**GOAL**: In the material below, please retype the lines from the very first through the one with "const lineName = '农险综合成本率（右）';", exactly and without pictures.

**MATERIAL TO PROCESS**:
* * *
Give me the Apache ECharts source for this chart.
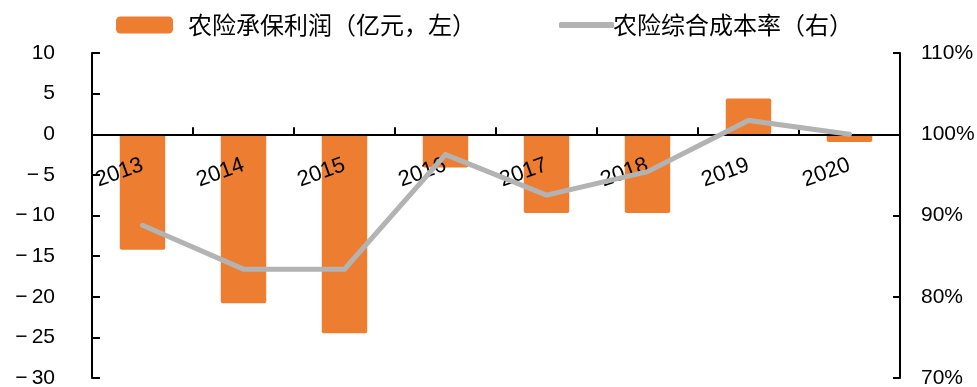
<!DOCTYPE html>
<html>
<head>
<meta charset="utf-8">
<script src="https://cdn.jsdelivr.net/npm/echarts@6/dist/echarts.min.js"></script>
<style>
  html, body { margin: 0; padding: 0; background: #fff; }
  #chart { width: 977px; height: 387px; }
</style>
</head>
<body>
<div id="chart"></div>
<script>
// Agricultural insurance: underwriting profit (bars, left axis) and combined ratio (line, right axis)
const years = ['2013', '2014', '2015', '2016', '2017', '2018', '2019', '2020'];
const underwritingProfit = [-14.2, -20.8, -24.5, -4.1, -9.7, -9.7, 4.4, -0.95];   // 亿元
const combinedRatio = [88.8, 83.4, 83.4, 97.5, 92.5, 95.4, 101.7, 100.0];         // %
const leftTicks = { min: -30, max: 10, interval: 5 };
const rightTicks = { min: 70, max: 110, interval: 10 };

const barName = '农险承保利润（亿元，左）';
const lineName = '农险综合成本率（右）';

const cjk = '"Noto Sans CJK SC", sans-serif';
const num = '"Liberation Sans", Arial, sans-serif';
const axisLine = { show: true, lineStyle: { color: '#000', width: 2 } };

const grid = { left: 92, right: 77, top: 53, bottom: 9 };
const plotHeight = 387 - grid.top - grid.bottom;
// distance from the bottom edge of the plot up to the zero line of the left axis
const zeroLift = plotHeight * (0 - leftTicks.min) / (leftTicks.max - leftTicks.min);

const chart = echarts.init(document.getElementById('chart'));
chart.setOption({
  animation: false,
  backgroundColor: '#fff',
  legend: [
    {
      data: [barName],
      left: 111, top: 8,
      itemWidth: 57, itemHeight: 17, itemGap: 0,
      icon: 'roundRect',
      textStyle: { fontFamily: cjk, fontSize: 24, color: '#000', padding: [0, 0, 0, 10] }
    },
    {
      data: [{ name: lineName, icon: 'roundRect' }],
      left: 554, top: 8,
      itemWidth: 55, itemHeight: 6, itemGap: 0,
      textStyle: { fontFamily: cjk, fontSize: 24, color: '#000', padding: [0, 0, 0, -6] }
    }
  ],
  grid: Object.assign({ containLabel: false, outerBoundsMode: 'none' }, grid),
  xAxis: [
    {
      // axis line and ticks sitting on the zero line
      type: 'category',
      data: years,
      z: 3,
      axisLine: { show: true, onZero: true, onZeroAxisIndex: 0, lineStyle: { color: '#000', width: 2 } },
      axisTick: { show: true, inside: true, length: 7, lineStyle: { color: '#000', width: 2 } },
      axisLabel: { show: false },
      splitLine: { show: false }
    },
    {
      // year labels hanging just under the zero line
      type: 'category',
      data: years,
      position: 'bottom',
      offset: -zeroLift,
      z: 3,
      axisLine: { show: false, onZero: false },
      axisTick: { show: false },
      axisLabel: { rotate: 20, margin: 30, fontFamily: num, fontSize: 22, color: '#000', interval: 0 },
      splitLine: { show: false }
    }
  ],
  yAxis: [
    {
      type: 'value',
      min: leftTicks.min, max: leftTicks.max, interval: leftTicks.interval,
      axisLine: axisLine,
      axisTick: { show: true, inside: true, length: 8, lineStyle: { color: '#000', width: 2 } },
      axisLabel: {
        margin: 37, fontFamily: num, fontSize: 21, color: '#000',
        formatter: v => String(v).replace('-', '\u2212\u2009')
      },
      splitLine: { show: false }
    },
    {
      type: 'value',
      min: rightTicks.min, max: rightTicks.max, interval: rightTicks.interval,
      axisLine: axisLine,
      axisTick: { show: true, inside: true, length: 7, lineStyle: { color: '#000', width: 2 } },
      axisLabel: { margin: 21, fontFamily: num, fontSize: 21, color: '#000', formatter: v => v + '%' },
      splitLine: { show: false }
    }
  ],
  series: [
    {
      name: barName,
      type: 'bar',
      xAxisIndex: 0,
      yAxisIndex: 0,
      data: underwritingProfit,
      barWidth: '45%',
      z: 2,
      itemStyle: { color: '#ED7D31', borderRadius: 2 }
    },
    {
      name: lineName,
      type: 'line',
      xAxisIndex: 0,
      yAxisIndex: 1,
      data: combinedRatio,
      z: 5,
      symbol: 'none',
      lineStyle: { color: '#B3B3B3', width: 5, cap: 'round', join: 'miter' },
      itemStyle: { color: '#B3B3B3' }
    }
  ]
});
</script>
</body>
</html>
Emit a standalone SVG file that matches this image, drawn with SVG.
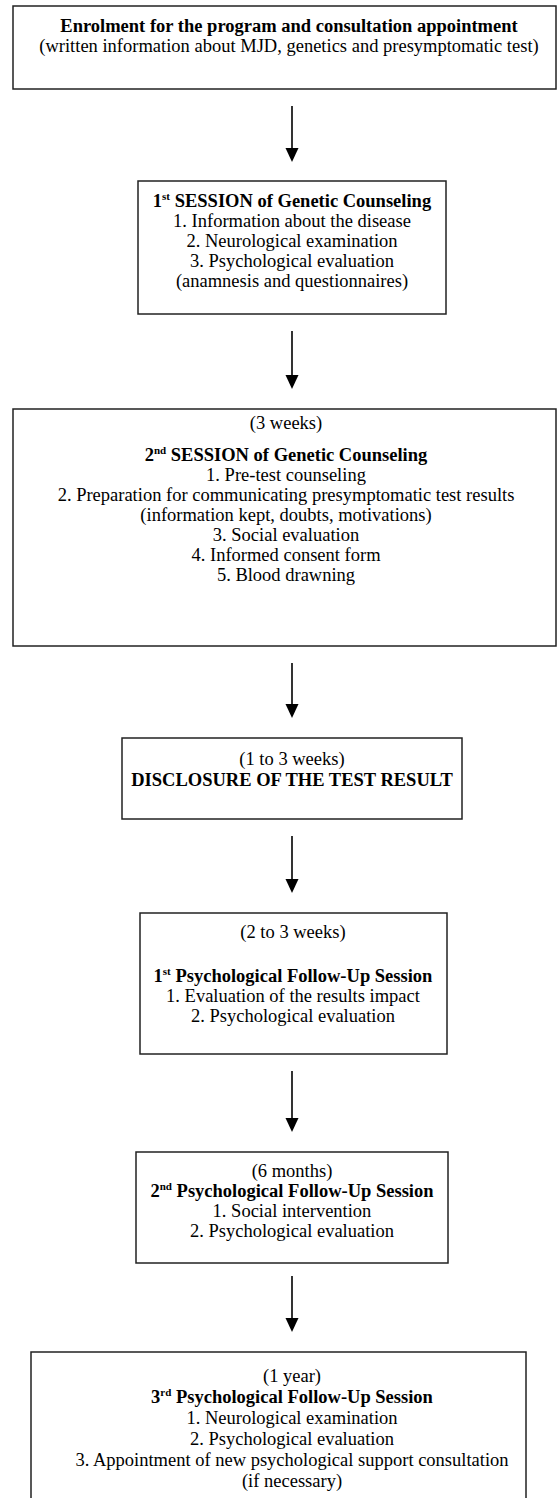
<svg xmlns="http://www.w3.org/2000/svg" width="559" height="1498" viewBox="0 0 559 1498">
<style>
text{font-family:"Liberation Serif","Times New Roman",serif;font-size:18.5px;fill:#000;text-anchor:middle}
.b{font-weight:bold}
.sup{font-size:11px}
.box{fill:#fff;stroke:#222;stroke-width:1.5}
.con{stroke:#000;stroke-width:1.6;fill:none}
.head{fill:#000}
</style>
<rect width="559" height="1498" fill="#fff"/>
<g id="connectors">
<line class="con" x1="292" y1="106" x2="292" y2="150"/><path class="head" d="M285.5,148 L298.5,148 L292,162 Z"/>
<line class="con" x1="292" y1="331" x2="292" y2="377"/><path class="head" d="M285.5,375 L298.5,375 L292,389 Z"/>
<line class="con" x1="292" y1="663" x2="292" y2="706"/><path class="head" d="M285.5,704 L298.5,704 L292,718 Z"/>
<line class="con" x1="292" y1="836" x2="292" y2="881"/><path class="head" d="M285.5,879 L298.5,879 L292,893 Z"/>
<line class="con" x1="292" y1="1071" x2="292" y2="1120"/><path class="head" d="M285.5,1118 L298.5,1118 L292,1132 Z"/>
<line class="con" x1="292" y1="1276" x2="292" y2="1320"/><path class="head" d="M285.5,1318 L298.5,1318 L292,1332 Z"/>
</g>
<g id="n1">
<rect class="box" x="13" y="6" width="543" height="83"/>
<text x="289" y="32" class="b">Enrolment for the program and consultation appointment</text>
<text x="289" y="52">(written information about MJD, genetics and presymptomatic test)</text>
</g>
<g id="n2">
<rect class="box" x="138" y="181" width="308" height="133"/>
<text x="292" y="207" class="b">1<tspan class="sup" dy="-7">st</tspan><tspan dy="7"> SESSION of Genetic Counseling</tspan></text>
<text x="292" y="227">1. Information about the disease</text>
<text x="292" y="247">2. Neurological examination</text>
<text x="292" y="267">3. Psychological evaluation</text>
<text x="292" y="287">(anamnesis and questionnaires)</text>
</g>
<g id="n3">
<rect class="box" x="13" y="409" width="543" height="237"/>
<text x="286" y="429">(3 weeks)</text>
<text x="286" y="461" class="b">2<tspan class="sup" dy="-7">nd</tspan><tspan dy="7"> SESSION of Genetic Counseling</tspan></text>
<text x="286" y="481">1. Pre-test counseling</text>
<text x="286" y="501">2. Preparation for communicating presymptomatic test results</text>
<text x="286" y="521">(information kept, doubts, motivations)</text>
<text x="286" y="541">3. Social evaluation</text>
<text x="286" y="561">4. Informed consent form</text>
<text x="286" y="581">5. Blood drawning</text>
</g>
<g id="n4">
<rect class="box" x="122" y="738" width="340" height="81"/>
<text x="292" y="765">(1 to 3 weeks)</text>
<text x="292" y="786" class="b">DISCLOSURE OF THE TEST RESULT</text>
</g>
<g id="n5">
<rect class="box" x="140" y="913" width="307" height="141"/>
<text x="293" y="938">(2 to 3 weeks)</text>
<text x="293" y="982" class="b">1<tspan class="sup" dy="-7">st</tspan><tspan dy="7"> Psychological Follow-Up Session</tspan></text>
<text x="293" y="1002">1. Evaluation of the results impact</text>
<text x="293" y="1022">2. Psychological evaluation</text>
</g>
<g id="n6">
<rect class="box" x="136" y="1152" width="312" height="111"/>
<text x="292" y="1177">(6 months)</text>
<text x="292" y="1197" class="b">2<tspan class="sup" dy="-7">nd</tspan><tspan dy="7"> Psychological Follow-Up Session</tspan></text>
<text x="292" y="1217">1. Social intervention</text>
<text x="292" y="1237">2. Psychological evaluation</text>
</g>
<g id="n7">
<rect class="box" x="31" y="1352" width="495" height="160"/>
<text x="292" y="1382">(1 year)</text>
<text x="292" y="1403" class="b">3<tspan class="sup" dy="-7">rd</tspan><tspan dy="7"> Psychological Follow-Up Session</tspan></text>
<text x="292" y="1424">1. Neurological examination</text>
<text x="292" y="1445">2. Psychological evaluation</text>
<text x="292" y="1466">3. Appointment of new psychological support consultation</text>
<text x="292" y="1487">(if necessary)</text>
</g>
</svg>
* * *
**WRITTEN SOLUTION**:
Give me the Apache ECharts source for this chart.
<!DOCTYPE html>
<html>
<head>
<meta charset="utf-8">
<script src="https://cdn.jsdelivr.net/npm/echarts@6/dist/echarts.min.js"></script>
<style>
  html, body { margin: 0; padding: 0; background: #fff; }
  #chart { width: 977px; height: 387px; }
</style>
</head>
<body>
<div id="chart"></div>
<script>
// Agricultural insurance: underwriting profit (bars, left axis) and combined ratio (line, right axis)
const years = ['2013', '2014', '2015', '2016', '2017', '2018', '2019', '2020'];
const underwritingProfit = [-14.2, -20.8, -24.5, -4.1, -9.7, -9.7, 4.4, -0.95];   // 亿元
const combinedRatio = [88.8, 83.4, 83.4, 97.5, 92.5, 95.4, 101.7, 100.0];         // %
const leftTicks = { min: -30, max: 10, interval: 5 };
const rightTicks = { min: 70, max: 110, interval: 10 };

const barName = '农险承保利润（亿元，左）';
const lineName = '农险综合成本率（右）';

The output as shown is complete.